Mabon (Fall) and the Sukkot Moon
Wednesday gratefuls: Rosh Hashanah. Yom Kippur. Sukkot. Simchat Torah. The seasons of Judaism. The Great Wheel. Its presence in liturgical calendars of all sorts. The Gunflint Trail. Grand Marais. Lutsen. Lake Superior. Pukaskwa National Park. Wawa. The U.P. Sault Ste Marie. The Edmond Fitzgerald and the Gales of November. The North Woods. Ely. The International Wolf Center. Mark and Mary both in Malaysia. My son back in Korea with Seoah and Murdoch.

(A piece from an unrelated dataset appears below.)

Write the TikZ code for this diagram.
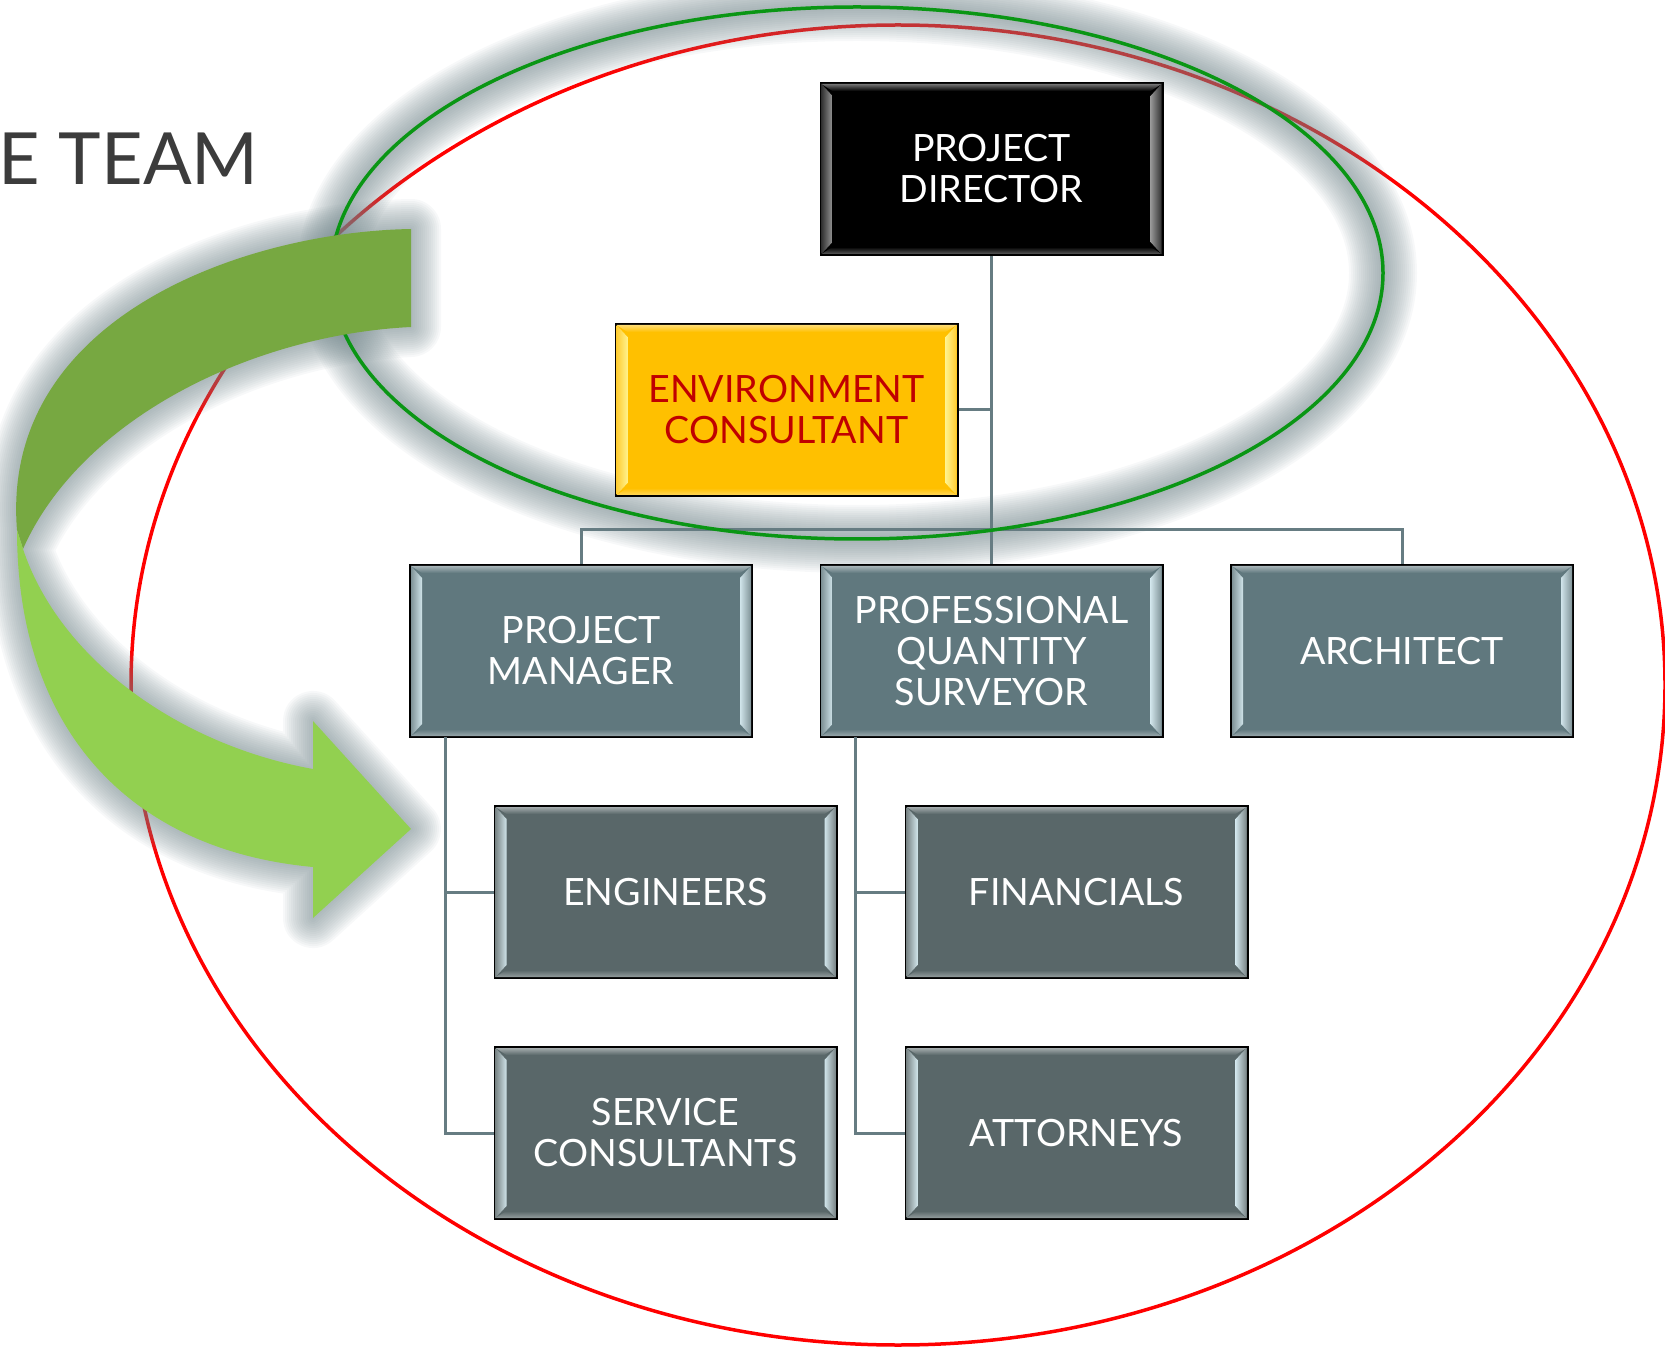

Sparks of Joy and Awe: Gift giving
Kavannah for Tishrei, week 1: Teshuvah
One brief shining: Two trips completely around Lake Superior by car, visiting the true North Shore in Canada, in particular the Canadian National Park Pukaskwa with 700 square miles of roadless Wilderness and Wawa, the quirky little town where I first had poutine, and the bar there over which I stayed for a night each trip.
This bridge dangles over a wild River which empties into Lake Superior not far from this point, a Rocky Gorge contains its Rapids on both sides. It’s hiking distance from the only parking and I’ve made this hike several times. Never encountered another person.
Were I a true outdoorsman I would have hiked in and camped somewhere in this Wilderness. Instead I’ve always chosen to hike for a couple of hours first on a wooden walkway that crosses a large Marsh, then on a trail through a dense Pine Forest that leads to the bridge.
At different points Lake Superior is not far from the trail and its Waves crash against the Shore, not really a Beach here, instead made of fist sized chunks of polished Granite and Basalt. Being on the Superior Shore surrounded by miles and miles of protected Wilderness always brought me a calm inner state that lasted a long time.
Lake Superior has a sacred presence known by all who encounter her though they may not name the feeling that way. Her vastness, far from any Ocean, emerges after climbing a steep hill going into Duluth, shows itself along the Bob Dylan Highway 61 which many of us have revisited, and goes in and out of visibility on Canadian, Michigan, and Wisconsin roads as well. That there are lakers, huge cargo ships that carry taconite, coal, wheat, and corn, helps you understand the connected size of these Great Lakes.
Northern Minnesota’s Arrowhead region, the only area in the continental 48 to have never lost its population of wolves, lies always near the Great Lake. Its Wildness and Lake Superior’s sing to each other, a song of longing and beauty, of Winter Snow and Ice, of Wild Neighbors: Moose, Wolves, Whitetail Deer, White Fish, Northern Pike, Muskie, Pine Martens, Sturgeon, Minx, Beaver, Lynx, and Black Bears.
Inside my heart Lake Superior lives in its cold, deep, northern way. A constant reminder that there are places, sacred places, all over Mother Earth. A few I’ve been able to visit often enough to come to know at a heart level. In these latter years of my life the Rocky Mountains have become my sacred Wild Friends, too. How could I want a heaven when I’ve known so many already and live in one now.